··· Source excerpt ···
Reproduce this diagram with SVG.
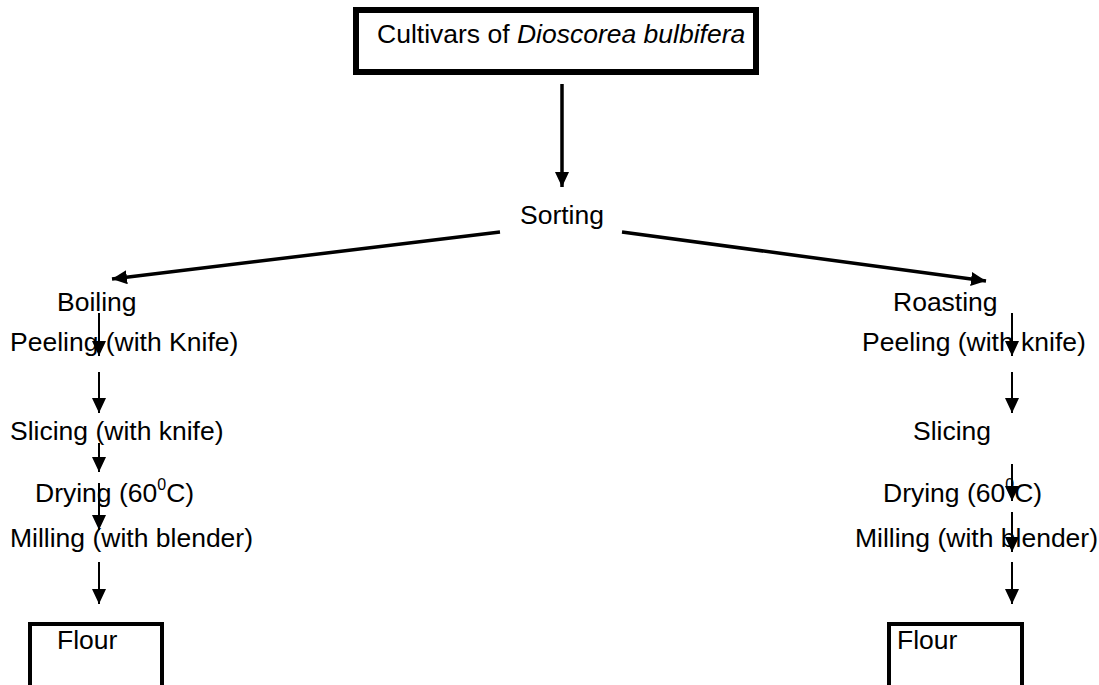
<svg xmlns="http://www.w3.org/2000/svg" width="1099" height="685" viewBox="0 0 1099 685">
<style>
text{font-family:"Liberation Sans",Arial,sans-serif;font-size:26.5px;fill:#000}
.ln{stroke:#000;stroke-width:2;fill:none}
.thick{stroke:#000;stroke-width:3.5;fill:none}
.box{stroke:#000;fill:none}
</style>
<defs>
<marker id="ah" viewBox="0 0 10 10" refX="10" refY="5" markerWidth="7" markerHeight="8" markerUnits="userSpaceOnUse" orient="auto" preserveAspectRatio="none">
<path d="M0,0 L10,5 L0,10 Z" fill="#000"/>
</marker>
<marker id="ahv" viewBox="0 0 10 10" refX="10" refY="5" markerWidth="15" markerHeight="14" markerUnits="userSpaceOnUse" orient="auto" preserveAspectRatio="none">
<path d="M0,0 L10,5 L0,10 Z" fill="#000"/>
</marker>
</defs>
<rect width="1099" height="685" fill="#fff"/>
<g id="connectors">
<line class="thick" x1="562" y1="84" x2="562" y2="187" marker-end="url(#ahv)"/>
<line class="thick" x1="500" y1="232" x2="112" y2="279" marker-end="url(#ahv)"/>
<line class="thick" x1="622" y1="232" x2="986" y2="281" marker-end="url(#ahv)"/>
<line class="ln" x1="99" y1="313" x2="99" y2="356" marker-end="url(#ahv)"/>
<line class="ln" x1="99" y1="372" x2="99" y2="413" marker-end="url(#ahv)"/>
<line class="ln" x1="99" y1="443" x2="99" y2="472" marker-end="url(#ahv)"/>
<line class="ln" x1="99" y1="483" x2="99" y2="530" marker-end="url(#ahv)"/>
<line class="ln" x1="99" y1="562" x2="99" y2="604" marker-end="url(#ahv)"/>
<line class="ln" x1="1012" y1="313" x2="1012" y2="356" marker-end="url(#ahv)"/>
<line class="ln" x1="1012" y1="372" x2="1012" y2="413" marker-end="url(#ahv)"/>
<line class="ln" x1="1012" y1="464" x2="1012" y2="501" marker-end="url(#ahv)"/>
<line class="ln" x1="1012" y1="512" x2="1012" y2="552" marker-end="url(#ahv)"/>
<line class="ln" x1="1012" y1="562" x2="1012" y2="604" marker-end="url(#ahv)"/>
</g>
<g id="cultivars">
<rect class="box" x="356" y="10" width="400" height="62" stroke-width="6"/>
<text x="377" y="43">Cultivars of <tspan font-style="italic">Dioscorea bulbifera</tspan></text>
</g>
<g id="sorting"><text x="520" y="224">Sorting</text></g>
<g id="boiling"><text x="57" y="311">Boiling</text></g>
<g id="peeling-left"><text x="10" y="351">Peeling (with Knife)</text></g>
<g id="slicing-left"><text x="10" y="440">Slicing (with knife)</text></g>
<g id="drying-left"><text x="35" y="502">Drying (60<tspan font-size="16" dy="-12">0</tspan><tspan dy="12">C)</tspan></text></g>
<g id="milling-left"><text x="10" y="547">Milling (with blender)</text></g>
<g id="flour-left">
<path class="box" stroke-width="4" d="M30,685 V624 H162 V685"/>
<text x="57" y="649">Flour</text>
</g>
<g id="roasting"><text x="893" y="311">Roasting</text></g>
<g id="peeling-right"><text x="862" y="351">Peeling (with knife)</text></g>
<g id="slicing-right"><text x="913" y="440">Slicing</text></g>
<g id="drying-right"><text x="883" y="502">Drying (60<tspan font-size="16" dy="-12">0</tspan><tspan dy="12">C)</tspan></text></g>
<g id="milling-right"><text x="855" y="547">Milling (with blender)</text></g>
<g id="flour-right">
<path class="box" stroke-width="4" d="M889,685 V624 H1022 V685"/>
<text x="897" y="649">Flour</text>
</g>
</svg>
···
Set problem ->
Word for word, quote the full listing, omitting every picture.

Solved problem ->
Reproduce this diagram with SVG.
<svg xmlns="http://www.w3.org/2000/svg" width="1099" height="685" viewBox="0 0 1099 685">
<style>
text{font-family:"Liberation Sans",Arial,sans-serif;font-size:26.5px;fill:#000}
.ln{stroke:#000;stroke-width:2;fill:none}
.thick{stroke:#000;stroke-width:3.5;fill:none}
.box{stroke:#000;fill:none}
</style>
<defs>
<marker id="ah" viewBox="0 0 10 10" refX="10" refY="5" markerWidth="7" markerHeight="8" markerUnits="userSpaceOnUse" orient="auto" preserveAspectRatio="none">
<path d="M0,0 L10,5 L0,10 Z" fill="#000"/>
</marker>
<marker id="ahv" viewBox="0 0 10 10" refX="10" refY="5" markerWidth="15" markerHeight="14" markerUnits="userSpaceOnUse" orient="auto" preserveAspectRatio="none">
<path d="M0,0 L10,5 L0,10 Z" fill="#000"/>
</marker>
</defs>
<rect width="1099" height="685" fill="#fff"/>
<g id="connectors">
<line class="thick" x1="562" y1="84" x2="562" y2="187" marker-end="url(#ahv)"/>
<line class="thick" x1="500" y1="232" x2="112" y2="279" marker-end="url(#ahv)"/>
<line class="thick" x1="622" y1="232" x2="986" y2="281" marker-end="url(#ahv)"/>
<line class="ln" x1="99" y1="313" x2="99" y2="356" marker-end="url(#ahv)"/>
<line class="ln" x1="99" y1="372" x2="99" y2="413" marker-end="url(#ahv)"/>
<line class="ln" x1="99" y1="443" x2="99" y2="472" marker-end="url(#ahv)"/>
<line class="ln" x1="99" y1="483" x2="99" y2="530" marker-end="url(#ahv)"/>
<line class="ln" x1="99" y1="562" x2="99" y2="604" marker-end="url(#ahv)"/>
<line class="ln" x1="1012" y1="313" x2="1012" y2="356" marker-end="url(#ahv)"/>
<line class="ln" x1="1012" y1="372" x2="1012" y2="413" marker-end="url(#ahv)"/>
<line class="ln" x1="1012" y1="464" x2="1012" y2="501" marker-end="url(#ahv)"/>
<line class="ln" x1="1012" y1="512" x2="1012" y2="552" marker-end="url(#ahv)"/>
<line class="ln" x1="1012" y1="562" x2="1012" y2="604" marker-end="url(#ahv)"/>
</g>
<g id="cultivars">
<rect class="box" x="356" y="10" width="400" height="62" stroke-width="6"/>
<text x="377" y="43">Cultivars of <tspan font-style="italic">Dioscorea bulbifera</tspan></text>
</g>
<g id="sorting"><text x="520" y="224">Sorting</text></g>
<g id="boiling"><text x="57" y="311">Boiling</text></g>
<g id="peeling-left"><text x="10" y="351">Peeling (with Knife)</text></g>
<g id="slicing-left"><text x="10" y="440">Slicing (with knife)</text></g>
<g id="drying-left"><text x="35" y="502">Drying (60<tspan font-size="16" dy="-12">0</tspan><tspan dy="12">C)</tspan></text></g>
<g id="milling-left"><text x="10" y="547">Milling (with blender)</text></g>
<g id="flour-left">
<path class="box" stroke-width="4" d="M30,685 V624 H162 V685"/>
<text x="57" y="649">Flour</text>
</g>
<g id="roasting"><text x="893" y="311">Roasting</text></g>
<g id="peeling-right"><text x="862" y="351">Peeling (with knife)</text></g>
<g id="slicing-right"><text x="913" y="440">Slicing</text></g>
<g id="drying-right"><text x="883" y="502">Drying (60<tspan font-size="16" dy="-12">0</tspan><tspan dy="12">C)</tspan></text></g>
<g id="milling-right"><text x="855" y="547">Milling (with blender)</text></g>
<g id="flour-right">
<path class="box" stroke-width="4" d="M889,685 V624 H1022 V685"/>
<text x="897" y="649">Flour</text>
</g>
</svg>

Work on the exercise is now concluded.